What you should do
Print the listing in its entirety and exactly, leaving out images.
====== Information provided
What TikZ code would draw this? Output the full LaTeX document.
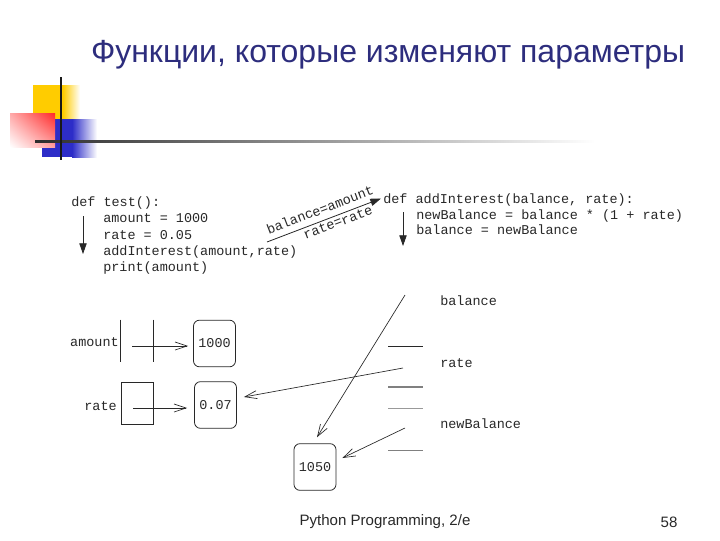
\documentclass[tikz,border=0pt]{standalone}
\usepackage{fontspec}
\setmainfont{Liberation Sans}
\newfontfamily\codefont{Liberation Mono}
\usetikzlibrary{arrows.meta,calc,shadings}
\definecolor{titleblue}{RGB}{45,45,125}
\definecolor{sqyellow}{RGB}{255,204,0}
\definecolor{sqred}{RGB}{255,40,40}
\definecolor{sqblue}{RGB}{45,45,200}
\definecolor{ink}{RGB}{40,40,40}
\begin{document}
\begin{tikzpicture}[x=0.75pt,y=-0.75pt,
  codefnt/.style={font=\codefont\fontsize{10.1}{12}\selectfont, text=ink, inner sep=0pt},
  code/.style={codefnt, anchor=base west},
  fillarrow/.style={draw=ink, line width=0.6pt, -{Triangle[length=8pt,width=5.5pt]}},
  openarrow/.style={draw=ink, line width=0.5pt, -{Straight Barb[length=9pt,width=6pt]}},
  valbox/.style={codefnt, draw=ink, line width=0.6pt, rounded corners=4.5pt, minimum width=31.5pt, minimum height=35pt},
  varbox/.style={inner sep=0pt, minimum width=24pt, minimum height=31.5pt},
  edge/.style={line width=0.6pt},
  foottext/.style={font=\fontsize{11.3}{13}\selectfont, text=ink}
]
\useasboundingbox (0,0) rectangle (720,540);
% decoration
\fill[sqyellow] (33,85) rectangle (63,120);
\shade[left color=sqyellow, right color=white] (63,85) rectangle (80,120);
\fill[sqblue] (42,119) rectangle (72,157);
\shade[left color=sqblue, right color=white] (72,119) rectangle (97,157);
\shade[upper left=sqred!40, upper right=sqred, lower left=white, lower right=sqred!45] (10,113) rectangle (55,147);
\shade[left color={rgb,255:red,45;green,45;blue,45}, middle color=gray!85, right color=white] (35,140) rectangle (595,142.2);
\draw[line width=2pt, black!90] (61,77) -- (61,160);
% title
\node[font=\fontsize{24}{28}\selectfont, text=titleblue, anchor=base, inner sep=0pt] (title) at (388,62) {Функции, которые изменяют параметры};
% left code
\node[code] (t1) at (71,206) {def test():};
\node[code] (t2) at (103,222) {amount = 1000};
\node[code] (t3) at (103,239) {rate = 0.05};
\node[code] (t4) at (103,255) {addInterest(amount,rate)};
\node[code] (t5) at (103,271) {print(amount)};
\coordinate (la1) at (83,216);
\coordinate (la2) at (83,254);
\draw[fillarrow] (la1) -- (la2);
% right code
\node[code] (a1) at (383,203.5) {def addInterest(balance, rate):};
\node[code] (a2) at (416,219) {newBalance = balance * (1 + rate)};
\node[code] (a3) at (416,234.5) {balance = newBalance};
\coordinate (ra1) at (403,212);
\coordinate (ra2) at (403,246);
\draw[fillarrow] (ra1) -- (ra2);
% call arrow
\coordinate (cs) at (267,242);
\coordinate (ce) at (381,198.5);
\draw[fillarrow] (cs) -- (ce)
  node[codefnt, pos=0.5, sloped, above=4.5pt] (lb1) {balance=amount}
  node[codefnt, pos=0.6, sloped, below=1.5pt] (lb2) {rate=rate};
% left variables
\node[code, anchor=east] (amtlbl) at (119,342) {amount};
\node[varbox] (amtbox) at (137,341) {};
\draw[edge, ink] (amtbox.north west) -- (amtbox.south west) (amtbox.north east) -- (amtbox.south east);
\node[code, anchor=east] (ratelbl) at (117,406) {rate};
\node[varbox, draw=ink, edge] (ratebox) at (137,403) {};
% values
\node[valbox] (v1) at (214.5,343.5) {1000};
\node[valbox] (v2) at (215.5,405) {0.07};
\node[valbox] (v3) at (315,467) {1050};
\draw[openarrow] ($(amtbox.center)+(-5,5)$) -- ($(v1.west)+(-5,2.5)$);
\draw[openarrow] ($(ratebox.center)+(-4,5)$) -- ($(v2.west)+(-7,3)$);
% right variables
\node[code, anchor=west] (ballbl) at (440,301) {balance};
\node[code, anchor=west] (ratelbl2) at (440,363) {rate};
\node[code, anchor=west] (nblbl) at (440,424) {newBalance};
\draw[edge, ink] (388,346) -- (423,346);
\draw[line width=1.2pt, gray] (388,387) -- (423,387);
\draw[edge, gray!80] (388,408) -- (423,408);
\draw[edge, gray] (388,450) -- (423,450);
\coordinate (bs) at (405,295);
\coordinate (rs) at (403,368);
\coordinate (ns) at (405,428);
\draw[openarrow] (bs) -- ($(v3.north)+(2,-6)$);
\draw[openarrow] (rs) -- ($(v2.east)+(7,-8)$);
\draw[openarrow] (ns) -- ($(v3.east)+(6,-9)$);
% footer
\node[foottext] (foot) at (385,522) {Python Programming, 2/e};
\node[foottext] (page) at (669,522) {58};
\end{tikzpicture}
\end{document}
============
Exercise answer
What TikZ code would draw this? Output the full LaTeX document.
\documentclass[tikz,border=0pt]{standalone}
\usepackage{fontspec}
\setmainfont{Liberation Sans}
\newfontfamily\codefont{Liberation Mono}
\usetikzlibrary{arrows.meta,calc,shadings}
\definecolor{titleblue}{RGB}{45,45,125}
\definecolor{sqyellow}{RGB}{255,204,0}
\definecolor{sqred}{RGB}{255,40,40}
\definecolor{sqblue}{RGB}{45,45,200}
\definecolor{ink}{RGB}{40,40,40}
\begin{document}
\begin{tikzpicture}[x=0.75pt,y=-0.75pt,
  codefnt/.style={font=\codefont\fontsize{10.1}{12}\selectfont, text=ink, inner sep=0pt},
  code/.style={codefnt, anchor=base west},
  fillarrow/.style={draw=ink, line width=0.6pt, -{Triangle[length=8pt,width=5.5pt]}},
  openarrow/.style={draw=ink, line width=0.5pt, -{Straight Barb[length=9pt,width=6pt]}},
  valbox/.style={codefnt, draw=ink, line width=0.6pt, rounded corners=4.5pt, minimum width=31.5pt, minimum height=35pt},
  varbox/.style={inner sep=0pt, minimum width=24pt, minimum height=31.5pt},
  edge/.style={line width=0.6pt},
  foottext/.style={font=\fontsize{11.3}{13}\selectfont, text=ink}
]
\useasboundingbox (0,0) rectangle (720,540);
% decoration
\fill[sqyellow] (33,85) rectangle (63,120);
\shade[left color=sqyellow, right color=white] (63,85) rectangle (80,120);
\fill[sqblue] (42,119) rectangle (72,157);
\shade[left color=sqblue, right color=white] (72,119) rectangle (97,157);
\shade[upper left=sqred!40, upper right=sqred, lower left=white, lower right=sqred!45] (10,113) rectangle (55,147);
\shade[left color={rgb,255:red,45;green,45;blue,45}, middle color=gray!85, right color=white] (35,140) rectangle (595,142.2);
\draw[line width=2pt, black!90] (61,77) -- (61,160);
% title
\node[font=\fontsize{24}{28}\selectfont, text=titleblue, anchor=base, inner sep=0pt] (title) at (388,62) {Функции, которые изменяют параметры};
% left code
\node[code] (t1) at (71,206) {def test():};
\node[code] (t2) at (103,222) {amount = 1000};
\node[code] (t3) at (103,239) {rate = 0.05};
\node[code] (t4) at (103,255) {addInterest(amount,rate)};
\node[code] (t5) at (103,271) {print(amount)};
\coordinate (la1) at (83,216);
\coordinate (la2) at (83,254);
\draw[fillarrow] (la1) -- (la2);
% right code
\node[code] (a1) at (383,203.5) {def addInterest(balance, rate):};
\node[code] (a2) at (416,219) {newBalance = balance * (1 + rate)};
\node[code] (a3) at (416,234.5) {balance = newBalance};
\coordinate (ra1) at (403,212);
\coordinate (ra2) at (403,246);
\draw[fillarrow] (ra1) -- (ra2);
% call arrow
\coordinate (cs) at (267,242);
\coordinate (ce) at (381,198.5);
\draw[fillarrow] (cs) -- (ce)
  node[codefnt, pos=0.5, sloped, above=4.5pt] (lb1) {balance=amount}
  node[codefnt, pos=0.6, sloped, below=1.5pt] (lb2) {rate=rate};
% left variables
\node[code, anchor=east] (amtlbl) at (119,342) {amount};
\node[varbox] (amtbox) at (137,341) {};
\draw[edge, ink] (amtbox.north west) -- (amtbox.south west) (amtbox.north east) -- (amtbox.south east);
\node[code, anchor=east] (ratelbl) at (117,406) {rate};
\node[varbox, draw=ink, edge] (ratebox) at (137,403) {};
% values
\node[valbox] (v1) at (214.5,343.5) {1000};
\node[valbox] (v2) at (215.5,405) {0.07};
\node[valbox] (v3) at (315,467) {1050};
\draw[openarrow] ($(amtbox.center)+(-5,5)$) -- ($(v1.west)+(-5,2.5)$);
\draw[openarrow] ($(ratebox.center)+(-4,5)$) -- ($(v2.west)+(-7,3)$);
% right variables
\node[code, anchor=west] (ballbl) at (440,301) {balance};
\node[code, anchor=west] (ratelbl2) at (440,363) {rate};
\node[code, anchor=west] (nblbl) at (440,424) {newBalance};
\draw[edge, ink] (388,346) -- (423,346);
\draw[line width=1.2pt, gray] (388,387) -- (423,387);
\draw[edge, gray!80] (388,408) -- (423,408);
\draw[edge, gray] (388,450) -- (423,450);
\coordinate (bs) at (405,295);
\coordinate (rs) at (403,368);
\coordinate (ns) at (405,428);
\draw[openarrow] (bs) -- ($(v3.north)+(2,-6)$);
\draw[openarrow] (rs) -- ($(v2.east)+(7,-8)$);
\draw[openarrow] (ns) -- ($(v3.east)+(6,-9)$);
% footer
\node[foottext] (foot) at (385,522) {Python Programming, 2/e};
\node[foottext] (page) at (669,522) {58};
\end{tikzpicture}
\end{document}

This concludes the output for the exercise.